Yes, way back in 1984 the cast and crew of the famous BBC science fiction TV series visited Shad Thames. The dockside street was one location in the story Resurrection of the Daleks.

It hosted some marvellously atmospheric scenes in its rain-dampened confines. They included a mass prisoner breakout at the start of the story, and a Dalek exploding upon its surface after being pushed from an upper window.

It was quite delightful seeing the street - now thoroughly gentrified - in person, though probably I was the only onlooker making the connection with a popular TV show from my younger days. And it reminded me how often I've enjoyed similar intersections between pop culture and real life when travelling.
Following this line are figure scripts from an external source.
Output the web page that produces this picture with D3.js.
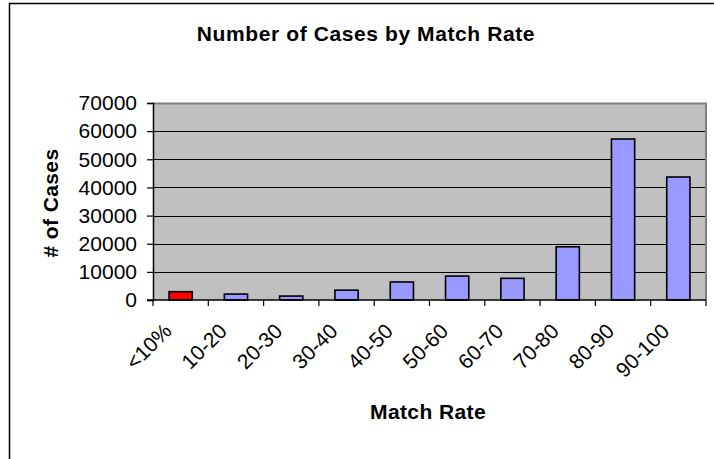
<!DOCTYPE html>
<html>
<head>
<meta charset="utf-8">
<script src="https://cdn.jsdelivr.net/npm/d3@7"></script>
<style>
  html, body { margin: 0; padding: 0; background: #fff; }
  svg { display: block; }
  text { font-family: Arial, "Liberation Sans", sans-serif; fill: #000; }
</style>
</head>
<body>
<svg id="chart" width="714" height="459"></svg>
<script>
// Match-rate buckets and number of cases in each
const categories = ["<10%", "10-20", "20-30", "30-40", "40-50", "50-60", "60-70", "70-80", "80-90", "90-100"];
const cases = [2950, 2100, 1400, 3500, 6400, 8500, 7700, 18900, 57200, 43700];
const yTicks = [0, 10000, 20000, 30000, 40000, 50000, 60000, 70000];
const highlighted = ["<10%"];

const svg = d3.select("#chart");
const W = 714, H = 459;
const plot = { left: 153, right: 706, top: 103, bottom: 300 };

// outer chart frame
svg.append("rect")
  .attr("x", 9.5).attr("y", 3.5)
  .attr("width", W + 10).attr("height", H + 10)
  .attr("fill", "#fff").attr("stroke", "#000").attr("stroke-width", 1.5);

const x = d3.scaleBand().domain(categories)
  .range([plot.left, plot.right]).paddingInner(0.58).paddingOuter(0.29);
const y = d3.scaleLinear().domain([0, 70000]).range([plot.bottom, plot.top]);

// plot area background
svg.append("rect")
  .attr("x", plot.left).attr("y", plot.top)
  .attr("width", plot.right - plot.left).attr("height", plot.bottom - plot.top)
  .attr("fill", "#C0C0C0");

// horizontal gridlines
svg.append("g").selectAll("line").data(yTicks.filter(d => d > 0)).join("line")
  .attr("x1", plot.left).attr("x2", plot.right)
  .attr("y1", d => Math.round(y(d)) + 0.5).attr("y2", d => Math.round(y(d)) + 0.5)
  .attr("stroke", "#000").attr("stroke-width", 1);

// plot area border (right and top in grey)
svg.append("path")
  .attr("d", `M${plot.left},${plot.top + 0.5}H${plot.right}V${plot.bottom}`)
  .attr("fill", "none").attr("stroke", "#808080").attr("stroke-width", 2);

// bars
svg.append("g").selectAll("rect").data(categories).join("rect")
  .attr("x", d => x(d))
  .attr("y", (d, i) => y(cases[i]))
  .attr("width", x.bandwidth())
  .attr("height", (d, i) => y(0) - y(cases[i]))
  .attr("fill", d => highlighted.includes(d) ? "#FF0000" : "#9999FF")
  .attr("stroke", "#000").attr("stroke-width", 1.6);

// y axis
const yAxis = svg.append("g")
  .attr("transform", `translate(${plot.left},0)`)
  .call(d3.axisLeft(y).tickValues(yTicks).tickSize(6).tickPadding(10).tickFormat(d3.format("d")));
yAxis.select(".domain").attr("stroke", "#000").attr("stroke-width", 1.5);
yAxis.selectAll(".tick line").attr("stroke", "#000").attr("stroke-width", 1.2);
yAxis.selectAll(".tick text")
  .style("font-size", "21px").style("font-family", "Arial, 'Liberation Sans', sans-serif")
  .attr("fill", "#000");

// x axis: ticks on category boundaries
const bounds = d3.range(categories.length + 1).map(i => plot.left + i * x.step());
const xAxisG = svg.append("g");
xAxisG.append("line")
  .attr("x1", plot.left - 6).attr("x2", plot.right)
  .attr("y1", plot.bottom).attr("y2", plot.bottom)
  .attr("stroke", "#000").attr("stroke-width", 1.5);
xAxisG.selectAll("line.tk").data(bounds).join("line").attr("class", "tk")
  .attr("x1", d => d).attr("x2", d => d)
  .attr("y1", plot.bottom).attr("y2", plot.bottom + 6)
  .attr("stroke", "#000").attr("stroke-width", 1.2);

// rotated category labels
xAxisG.selectAll("text").data(categories).join("text")
  .attr("transform", d => `translate(${x(d) + x.bandwidth() / 2 - 18},${plot.bottom + 22}) rotate(-45)`)
  .attr("text-anchor", "end")
  .attr("dy", "0.7em")
  .style("font-size", "21px")
  .text(d => d);

// titles
svg.append("text")
  .attr("x", 366).attr("y", 41)
  .attr("text-anchor", "middle")
  .style("font-size", "21px").style("font-weight", "bold").style("letter-spacing", "0.6px")
  .text("Number of Cases by Match Rate");

svg.append("text")
  .attr("transform", `translate(58,203) rotate(-90)`)
  .attr("text-anchor", "middle")
  .style("font-size", "21px").style("font-weight", "bold").style("letter-spacing", "0.4px")
  .text("# of Cases");

svg.append("text")
  .attr("x", 428).attr("y", 419)
  .attr("text-anchor", "middle")
  .style("font-size", "21px").style("font-weight", "bold").style("letter-spacing", "0.4px")
  .text("Match Rate");
</script>
</body>
</html>
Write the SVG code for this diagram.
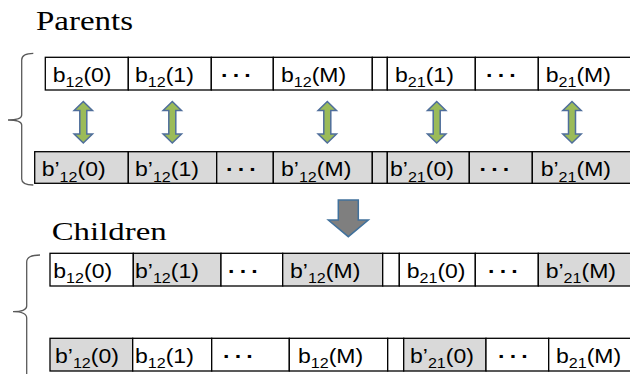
<svg xmlns="http://www.w3.org/2000/svg" width="630" height="374" viewBox="0 0 630 374">
<defs>
<style>
.c{stroke:#000;stroke-width:1.3}
.w{fill:#fff}
.g{fill:#d9d9d9}
.t{font-family:"Liberation Sans",Arial,sans-serif;font-size:20px;fill:#000}
.s{font-size:14px}
.d{font-weight:bold;letter-spacing:3.5px}
.ttl{font-family:"Liberation Serif","Times New Roman",serif;fill:#000}
.br{fill:none;stroke:#595959;stroke-width:1.3}
.dbl{fill:#9bbb59;stroke:#4f6e9b;stroke-width:1.5}
.down{fill:#7f7f7f;stroke:#41719c;stroke-width:1.5}
</style>
<path id="dbl" class="dbl" d="M0,0 L9.2,9 L3.5,9 L3.5,32.5 L9.2,32.5 L0,41.5 L-9.2,32.5 L-3.5,32.5 L-3.5,9 L-9.2,9 Z"/>
</defs>
<rect width="630" height="374" fill="#fff"/>

<text class="ttl" x="36" y="30" font-size="27" textLength="97" lengthAdjust="spacingAndGlyphs">Parents</text>
<text class="ttl" x="51.7" y="240" font-size="26" textLength="115" lengthAdjust="spacingAndGlyphs">Children</text>

<g id="brace-parents"><path class="br" d="M33.3,53.3 Q21.7,53.3 21.7,60 L21.7,115 Q21.7,120 8,120 Q21.7,120 21.7,125 L21.7,179 Q21.7,185 33.3,185"/></g>
<g id="brace-children"><path class="br" d="M40,255 Q26.7,255 26.7,262 L26.7,306 Q26.7,311.7 13,311.7 Q26.7,311.7 26.7,318 L26.7,376"/></g>

<!-- Row 1: parent 1 -->
<g id="p1">
<g id="p1-c0"><rect class="c w" x="45.3" y="57.3" width="83" height="32.7"/><text class="t" transform="translate(52.7,81.7) scale(1.15,1)">b<tspan class="s" dy="5.6">12</tspan><tspan dy="-5.6">(0)</tspan></text></g>
<g id="p1-c1"><rect class="c w" x="128.3" y="57.3" width="83" height="32.7"/><text class="t" transform="translate(135,81.7) scale(1.15,1)">b<tspan class="s" dy="5.6">12</tspan><tspan dy="-5.6">(1)</tspan></text></g>
<g id="p1-c2"><rect class="c w" x="211.3" y="57.3" width="62" height="32.7"/><text class="t d" transform="translate(221,81.7) scale(1.15,1)">···</text></g>
<g id="p1-c3"><rect class="c w" x="273.3" y="57.3" width="99" height="32.7"/><text class="t" transform="translate(281,81.7) scale(1.15,1)">b<tspan class="s" dy="5.6">12</tspan><tspan dy="-5.6">(M)</tspan></text></g>
<g id="p1-c4"><rect class="c w" x="372.3" y="57.3" width="15" height="32.7"/></g>
<g id="p1-c5"><rect class="c w" x="387.3" y="57.3" width="88" height="32.7"/><text class="t" transform="translate(395,81.7) scale(1.15,1)">b<tspan class="s" dy="5.6">21</tspan><tspan dy="-5.6">(1)</tspan></text></g>
<g id="p1-c6"><rect class="c w" x="475.3" y="57.3" width="63" height="32.7"/><text class="t d" transform="translate(486,81.7) scale(1.15,1)">···</text></g>
<g id="p1-c7"><rect class="c w" x="538.3" y="57.3" width="95" height="32.7"/><text class="t" transform="translate(545.7,81.7) scale(1.15,1)">b<tspan class="s" dy="5.6">21</tspan><tspan dy="-5.6">(M)</tspan></text></g>
</g>

<!-- Row 2: parent 2 -->
<g id="p2">
<g id="p2-c0"><rect class="c g" x="34.7" y="151.7" width="93.6" height="31.6"/><text class="t" transform="translate(41.7,176.2) scale(1.15,1)">b’<tspan class="s" dy="5.6">12</tspan><tspan dy="-5.6">(0)</tspan></text></g>
<g id="p2-c1"><rect class="c g" x="128.3" y="151.7" width="88.4" height="31.6"/><text class="t" transform="translate(135,176.2) scale(1.15,1)">b’<tspan class="s" dy="5.6">12</tspan><tspan dy="-5.6">(1)</tspan></text></g>
<g id="p2-c2"><rect class="c g" x="216.7" y="151.7" width="56.6" height="31.6"/><text class="t d" transform="translate(226,176.2) scale(1.15,1)">···</text></g>
<g id="p2-c3"><rect class="c g" x="273.3" y="151.7" width="99" height="31.6"/><text class="t" transform="translate(281,176.2) scale(1.15,1)">b’<tspan class="s" dy="5.6">12</tspan><tspan dy="-5.6">(M)</tspan></text></g>
<g id="p2-c4"><rect class="c g" x="372.3" y="151.7" width="15" height="31.6"/></g>
<g id="p2-c5"><rect class="c g" x="387.3" y="151.7" width="82" height="31.6"/><text class="t" transform="translate(390,176.2) scale(1.15,1)">b’<tspan class="s" dy="5.6">21</tspan><tspan dy="-5.6">(0)</tspan></text></g>
<g id="p2-c6"><rect class="c g" x="469.3" y="151.7" width="63" height="31.6"/><text class="t d" transform="translate(479.5,176.2) scale(1.15,1)">···</text></g>
<g id="p2-c7"><rect class="c g" x="532.3" y="151.7" width="101" height="31.6"/><text class="t" transform="translate(540.7,176.2) scale(1.15,1)">b’<tspan class="s" dy="5.6">21</tspan><tspan dy="-5.6">(M)</tspan></text></g>
</g>

<!-- Row 3: child 1 -->
<g id="c1">
<g id="c1-c0"><rect class="c w" x="50" y="253.3" width="83.3" height="32.7"/><text class="t" transform="translate(53.3,277.8) scale(1.15,1)">b<tspan class="s" dy="5.6">12</tspan><tspan dy="-5.6">(0)</tspan></text></g>
<g id="c1-c1"><rect class="c g" x="133.3" y="253.3" width="87.7" height="32.7"/><text class="t" transform="translate(135,277.8) scale(1.15,1)">b’<tspan class="s" dy="5.6">12</tspan><tspan dy="-5.6">(1)</tspan></text></g>
<g id="c1-c2"><rect class="c w" x="221" y="253.3" width="61.7" height="32.7"/><text class="t d" transform="translate(228,277.8) scale(1.15,1)">···</text></g>
<g id="c1-c3"><rect class="c g" x="282.7" y="253.3" width="100" height="32.7"/><text class="t" transform="translate(290,277.8) scale(1.15,1)">b’<tspan class="s" dy="5.6">12</tspan><tspan dy="-5.6">(M)</tspan></text></g>
<g id="c1-c4"><rect class="c w" x="382.7" y="253.3" width="16.6" height="32.7"/></g>
<g id="c1-c5"><rect class="c w" x="399.3" y="253.3" width="76" height="32.7"/><text class="t" transform="translate(406.7,277.8) scale(1.15,1)">b<tspan class="s" dy="5.6">21</tspan><tspan dy="-5.6">(0)</tspan></text></g>
<g id="c1-c6"><rect class="c w" x="475.3" y="253.3" width="63" height="32.7"/><text class="t d" transform="translate(488,277.8) scale(1.15,1)">···</text></g>
<g id="c1-c7"><rect class="c g" x="538.3" y="253.3" width="95" height="32.7"/><text class="t" transform="translate(545.7,277.8) scale(1.15,1)">b’<tspan class="s" dy="5.6">21</tspan><tspan dy="-5.6">(M)</tspan></text></g>
</g>

<!-- Row 4: child 2 -->
<g id="c2">
<g id="c2-c0"><rect class="c g" x="50" y="338.3" width="82.7" height="32.7"/><text class="t" transform="translate(55,362.8) scale(1.15,1)">b’<tspan class="s" dy="5.6">12</tspan><tspan dy="-5.6">(0)</tspan></text></g>
<g id="c2-c1"><rect class="c w" x="132.7" y="338.3" width="79" height="32.7"/><text class="t" transform="translate(135,362.8) scale(1.15,1)">b<tspan class="s" dy="5.6">12</tspan><tspan dy="-5.6">(1)</tspan></text></g>
<g id="c2-c2"><rect class="c w" x="211.7" y="338.3" width="77.6" height="32.7"/><text class="t d" transform="translate(223,362.8) scale(1.15,1)">···</text></g>
<g id="c2-c3"><rect class="c w" x="289.3" y="338.3" width="98.4" height="32.7"/><text class="t" transform="translate(298,362.8) scale(1.15,1)">b<tspan class="s" dy="5.6">12</tspan><tspan dy="-5.6">(M)</tspan></text></g>
<g id="c2-c4"><rect class="c w" x="387.7" y="338.3" width="16" height="32.7"/></g>
<g id="c2-c5"><rect class="c g" x="403.7" y="338.3" width="82.3" height="32.7"/><text class="t" transform="translate(410,362.8) scale(1.15,1)">b’<tspan class="s" dy="5.6">21</tspan><tspan dy="-5.6">(0)</tspan></text></g>
<g id="c2-c6"><rect class="c w" x="486" y="338.3" width="62.7" height="32.7"/><text class="t d" transform="translate(498,362.8) scale(1.15,1)">···</text></g>
<g id="c2-c7"><rect class="c w" x="548.7" y="338.3" width="85" height="32.7"/><text class="t" transform="translate(556,362.8) scale(1.15,1)">b<tspan class="s" dy="5.6">21</tspan><tspan dy="-5.6">(M)</tspan></text></g>
</g>

<g id="connectors">
<use href="#dbl" x="83.3" y="101.5"/>
<use href="#dbl" x="172.3" y="101.5"/>
<use href="#dbl" x="327.3" y="101.5"/>
<use href="#dbl" x="436.7" y="101.5"/>
<use href="#dbl" x="572" y="101.5"/>
<path class="down" d="M338.3,200 H358.3 V220 H368.3 L348.3,236.7 L328.3,220 H338.3 Z"/>
</g>
</svg>
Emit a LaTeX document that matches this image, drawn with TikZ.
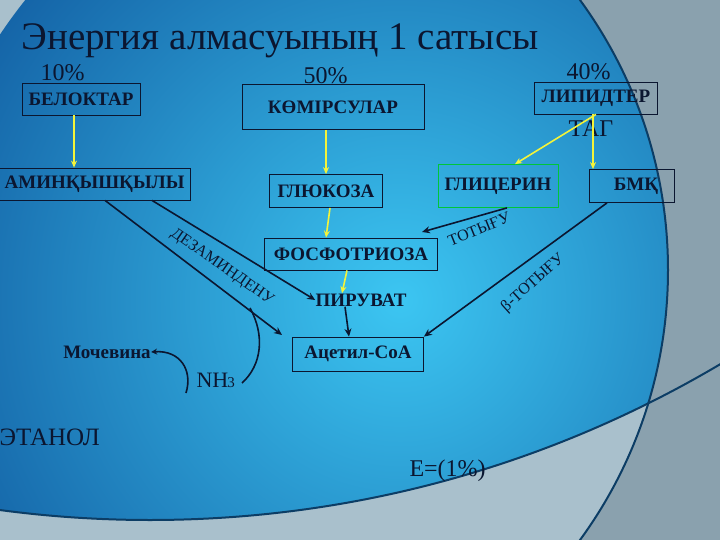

Here are a few random pop culture travel memories:
  • Standing in the open space in front of the ancient Treasury building in Petra, Jordan, and recalling on the scenes from Indiana Jones and the Last Crusade (1989) which were filmed there. In fact, we'd rewatched the movie at a backpackers' hostel in nearby Wadi Musa just the night before.
  • Visiting Portmeirion, North Wales, where the amazing 1967 British TV series The Prisoner was shot. The series depicted a nameless spy, Number 6, who'd been imprisoned in a seemingly charming seaside village after resigning. In reality, it looks startlingly like it did in the series, because it's an 'artificial' village which was pieced together with architectural fragments from far and wide.
  • Experiencing flashbacks to every Cold War TV series and movie of my youth, when wandering around the cities of formerly communist Central Europe. Warsaw is particularly good for this, but I remember a mid-90s visit to a business hotel in GdaƄsk which looked precisely the sort of place you'd meet your East German spymaster.
  • A literary favourite is Sherlock Holmes, and on my first London visit I got a buzz out of visiting Baker Street and imagining myself following in the footsteps of the master detective. Using a guide produced by the Sherlock Holmes Society of London, I was able to replicate journeys taken within the short stories.
  • A few years ago I had some fun writing a story on Sydney movie locations for Virgin Blue's inflight magazine. In the course of the research I visited locations major and minor, including places that had appeared in The Matrix, Muriel's Wedding, Priscilla Queen of the Desert and Mission Impossible II, among others.
  • And of course, every day I walk past locations in Melbourne's city centre that feature in The Opposite of Life, a fantasy novel by my wife, Narrelle M Harris. Prominent landmarks referenced in the book include Chinatown, the 24-hour Greek restaurant Stalactites, the Forum Theatre, cool alleyway bars The Croft Institute and MOO, the grand State Library, and the shiny new apartments of Docklands.
What about you? Which of your travel experiences have taken on extra meaning because of their pop culture connections?

1 comment:

  1. There's a bookshop on Swanston Street as you head towards the uni which I now always think of 'that one from that movie'. The fact that I no longer remember the title of the film does not dissuade me from remembering it that way.